Louise from CABE asked why the quick and easy things like bicycle paths were not being funded. Nick Stern reminded her and us to get involved in the political processes, told us to write articles for newspapers and to engage with civil servants “sensible, civilised, responsible lot”. “The power of rational argument is very important. I don’t really know any other way.”

I stood in line and bought the book. I took it to the platform for Nick Stern to sign. As I approached him he looked positively scared. I proffered my hand to shake. He stood up and shook and we smiled. “I’m Jo Abbess,” I said, “I’m dangerous”. It was OK after that. I asked him to sign “Zero Carbon or bust” in the book. He thanked me for coming. I said I had made copious notes. The jacket, on closer inspection, was definitely corduroy.

Later, in Belgo on the Kingsway, I was having a refreshing Pecheresse beer (it’s a sin). I was texting JournoMadman. He told me that someone had been asking about the Climate Camp “Did they have reasonable demands ?”

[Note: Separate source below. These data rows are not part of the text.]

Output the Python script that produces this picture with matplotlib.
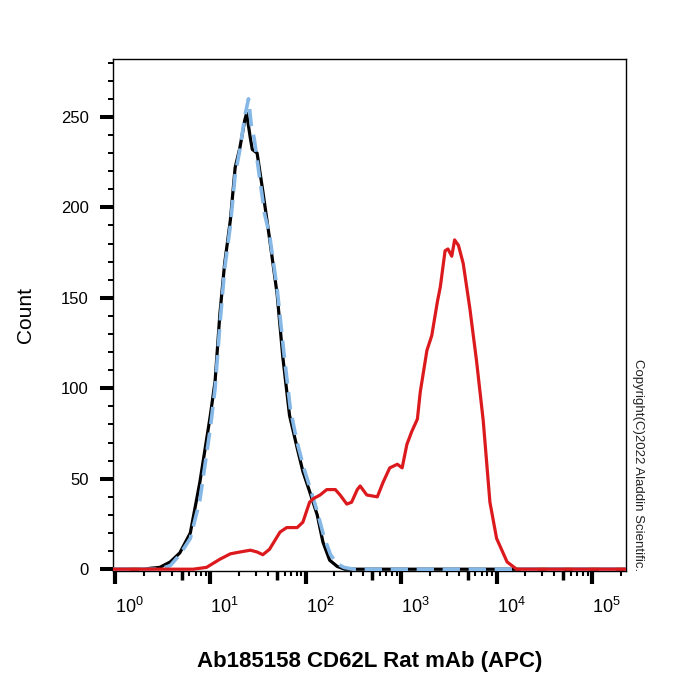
import numpy as np
import matplotlib
matplotlib.use('Agg')
import matplotlib.pyplot as plt
from matplotlib.ticker import FixedLocator, LogLocator, MultipleLocator, NullFormatter

plt.rcParams['font.family'] = ['Liberation Sans', 'DejaVu Sans']
plt.rcParams['mathtext.fontset'] = 'custom'
plt.rcParams['mathtext.rm'] = 'Liberation Sans'

# DATOS (posicion en decadas log10, cuentas)
black_log = [0.31, 0.37, 0.47, 0.58, 0.68, 0.79, 0.89, 1.00, 1.05, 1.10, 1.15, 1.21,
             1.26, 1.31, 1.36, 1.38, 1.42, 1.44, 1.49, 1.55, 1.62, 1.70, 1.76, 1.83,
             1.91, 1.97, 2.04, 2.12, 2.18, 2.25, 2.33, 2.41]
black_cnt = [0, 0.5, 1, 4, 9, 20, 48, 85, 104, 141, 169, 193,
             222, 233, 248, 252, 238, 232, 230, 209, 183, 152, 117, 85,
             67, 54, 43, 30, 15, 5, 1.5, 0]

blue_log = [0.47, 0.58, 0.68, 0.79, 0.89, 1.00, 1.05, 1.10, 1.15, 1.21, 1.26, 1.31,
            1.36, 1.40, 1.43, 1.46, 1.52, 1.57, 1.62, 1.70, 1.77, 1.84, 1.91, 1.98,
            2.05, 2.12, 2.19, 2.26, 2.33, 2.40, 2.50]
blue_cnt = [0, 2, 8, 17, 38, 78, 100, 135, 166, 190, 218, 232,
            250, 260, 245, 238, 215, 196, 185, 155, 120, 88, 70, 56,
            44, 32, 18, 8, 3, 1, 0]

red_log = [0.82, 0.96, 1.10, 1.21, 1.31, 1.42, 1.49, 1.55, 1.62, 1.73, 1.80, 1.91,
           1.97, 2.04, 2.08, 2.15, 2.22, 2.31, 2.36, 2.43, 2.48, 2.54, 2.57, 2.64,
           2.75, 2.81, 2.88, 2.96, 3.01, 3.06, 3.11, 3.17, 3.20, 3.27, 3.32, 3.38,
           3.41, 3.46, 3.49, 3.53, 3.56, 3.60, 3.65, 3.72, 3.79, 3.86, 3.93, 4.00,
           4.11, 4.21]
red_cnt = [0, 1, 5.5, 8.5, 9.5, 10.5, 9.5, 8, 11, 20.5, 23, 23,
           26, 37, 39, 41, 44, 44, 41, 36, 37, 44, 46, 41,
           40, 48, 56, 58, 56, 69, 76, 83, 98, 121, 129, 148,
           156, 176, 177, 173, 182, 179, 169, 144, 115, 82, 37, 17,
           4, 0]

xmin_log = -0.02
xmax_log = 5.356

def serie(logs, cnts):
    # completa la linea base hasta los bordes del eje
    x = np.concatenate(([xmin_log], logs, [xmax_log]))
    y = np.concatenate(([0], cnts, [0]))
    return 10**x, y

fig = plt.figure(figsize=(7, 7), dpi=100)
ax = fig.add_axes([113/700, 1-571/700, 513/700, 512/700])

xb, yb = serie(black_log, black_cnt)
xl, yl = serie(blue_log, blue_cnt)
xr, yr = serie(red_log, red_cnt)
ax.plot(xb, yb, color='black', lw=2.3, zorder=3)
ax.plot(xl, yl, color='#85B8E6', lw=2.6, ls=(0, (4.8, 2.4)), zorder=4)
ax.plot(xr, yr, color='#DC1A1E', lw=2.3, zorder=5)

ax.set_xscale('log')
ax.set_xlim(10**xmin_log, 10**xmax_log)
ax.set_ylim(-1, 282)

for s in ax.spines.values():
    s.set_linewidth(1.0)

# eje y
ax.yaxis.set_major_locator(FixedLocator([0, 50, 100, 150, 200, 250]))
ax.yaxis.set_minor_locator(MultipleLocator(10))
ax.tick_params(axis='y', which='major', direction='out', length=9.4, width=2.9,
               labelsize=12, pad=8)
ax.tick_params(axis='y', which='minor', direction='out', length=3.6, width=1.4)

# eje x
ax.xaxis.set_major_locator(FixedLocator([1, 10, 100, 1e3, 1e4, 1e5]))
ax.xaxis.set_minor_locator(LogLocator(base=10, subs=[2, 3, 4, 6, 7, 8, 9], numticks=20))
ax.xaxis.set_minor_formatter(NullFormatter())
ax.set_xticklabels([r'$\mathregular{10^{%d}}$' % i for i in range(6)])
ax.tick_params(axis='x', which='major', direction='out', length=9, width=3.0,
               labelsize=13, pad=10)
ax.tick_params(axis='x', which='minor', direction='out', length=3.8, width=1.5)
for lab in ax.get_xticklabels():
    lab.set_horizontalalignment('left')

# ticks medianos en 5x10^n
sec = ax.secondary_xaxis('bottom')
sec.set_xticks([5, 50, 500, 5e3, 5e4])
sec.xaxis.set_minor_locator(FixedLocator([]))
sec.set_xticklabels([])
sec.tick_params(axis='x', which='major', direction='out', length=6.5, width=2.5)
sec.spines['bottom'].set_visible(False)

ax.set_ylabel('Count', fontsize=15, labelpad=19)
ax.set_xlabel('Ab185158 CD62L Rat mAb (APC)', fontsize=16, fontweight='bold', labelpad=24)

fig.text(638/700, 1-465/700, 'Copyright(C)2022 Aladdin Scientific.', rotation=-90,
         fontsize=9.5, ha='center', va='center', color='#222222')

fig.savefig('out.png', dpi=100)
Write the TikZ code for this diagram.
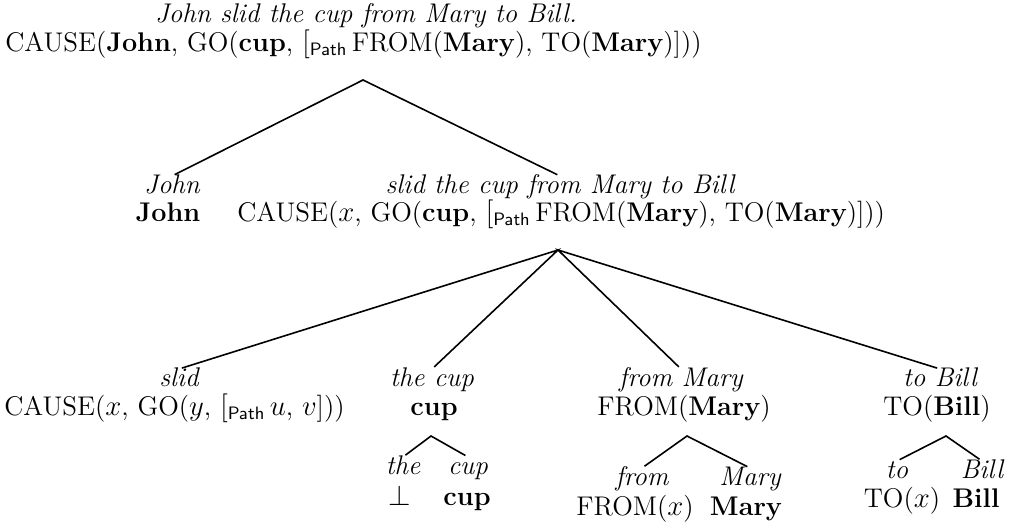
\documentclass[tikz,border=0pt]{standalone}
\usepackage{amsmath}
\usepackage{amssymb}
\newcommand{\pth}{\ensuremath{[_{\mathsf{Path}}}\,}
\tikzset{
  wd/.style={font=\fontsize{13.5}{16}\selectfont\itshape, inner sep=1.5pt, text height=1.6ex, text depth=0.4ex},
  sem/.style={font=\fontsize{13.5}{16}\selectfont, inner sep=1.5pt, text height=1.6ex, text depth=0.4ex},
  br/.style={line width=0.8pt, shorten <=1.5pt, shorten >=1.5pt},
}

\begin{document}
\begin{tikzpicture}[x=0.5pt,y=-0.5pt]
\useasboundingbox (0,0) rectangle (1009,521);
% Satz
\node[wd] (w-root) at (366,17) {John slid the cup from Mary to Bill.};
\node[sem,anchor=west] (m-root) at (2,46) {CAUSE(\textbf{John}, GO(\textbf{cup}, \pth FROM(\textbf{Mary}), TO(\textbf{Mary})]))};
% Subjekt und VP
\node[wd] (w-john) at (172,188) {John};
\node[sem] (m-john) at (168,216) {\textbf{John}};
\node[wd] (w-vp) at (560,188) {slid the cup from Mary to Bill};
\node[sem,anchor=west] (m-vp) at (234,216) {CAUSE($x$, GO(\textbf{cup}, \pth FROM(\textbf{Mary}), TO(\textbf{Mary})]))};
% Verb und Argumente
\node[wd] (w-slid) at (179,381) {slid};
\node[sem,anchor=west] (m-slid) at (1,410) {CAUSE($x$, GO($y$, \pth $u$, $v$]))};
\node[wd] (w-cup) at (432,381) {the cup};
\node[sem] (m-cup) at (434,410) {\textbf{cup}};
\node[wd] (w-from) at (681,381) {from Mary};
\node[sem] (m-from) at (684,410) {FROM(\textbf{Mary})};
\node[wd] (w-to) at (940,381) {to Bill};
\node[sem] (m-to) at (937,410) {TO(\textbf{Bill})};
% Blaetter
\node[wd] (w-the) at (403,469) {the};
\node[sem] (m-the) at (400,500) {$\perp$};
\node[wd] (w-cupn) at (468,469) {cup};
\node[sem] (m-cupn) at (467,500) {\textbf{cup}};
\node[wd] (w-fromp) at (642,480) {from};
\node[sem] (m-fromp) at (635,510) {FROM($x$)};
\node[wd] (w-mary) at (750,480) {Mary};
\node[sem] (m-mary) at (746,510) {\textbf{Mary}};
\node[wd] (w-top) at (897,473) {to};
\node[sem] (m-top) at (902,502) {TO($x$)};
\node[wd] (w-bill) at (982,473) {Bill};
\node[sem] (m-bill) at (976,502) {\textbf{Bill}};
% Verzweigungen
\coordinate (a-root) at (363,80);
\coordinate (a-vp) at (558,250);
\coordinate (a-cup) at (431,436);
\coordinate (a-from) at (687,436);
\coordinate (a-to) at (946,436);
\draw[br] (w-john.north) -- (a-root) -- (w-vp.north);
\draw[br] (w-slid.north) -- (a-vp) -- (w-cup.north);
\draw[br] (w-from.north) -- (a-vp) -- (w-to.north);
\draw[br] (w-the.north) -- (a-cup) -- (w-cupn.north);
\draw[br] (w-fromp.north) -- (a-from) -- (w-mary.north);
\draw[br] (w-top.north) -- (a-to) -- (w-bill.north);
\end{tikzpicture}
\end{document}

I replied “Climate Camp have given up asking for anything really. It’s all about telling now. Carbon Trading isn’t working and won’t work. See Andrew Simms in the New Scientist and The Guardian.”

My contact replied “Yes. I think that’s “unreasonable” “.

So there you have it : proof positive that rational arguments about Carbon Trading are considered too “unreasonable” to consider. Nick Stern : your confidence in rational debate is clearly a tad naive.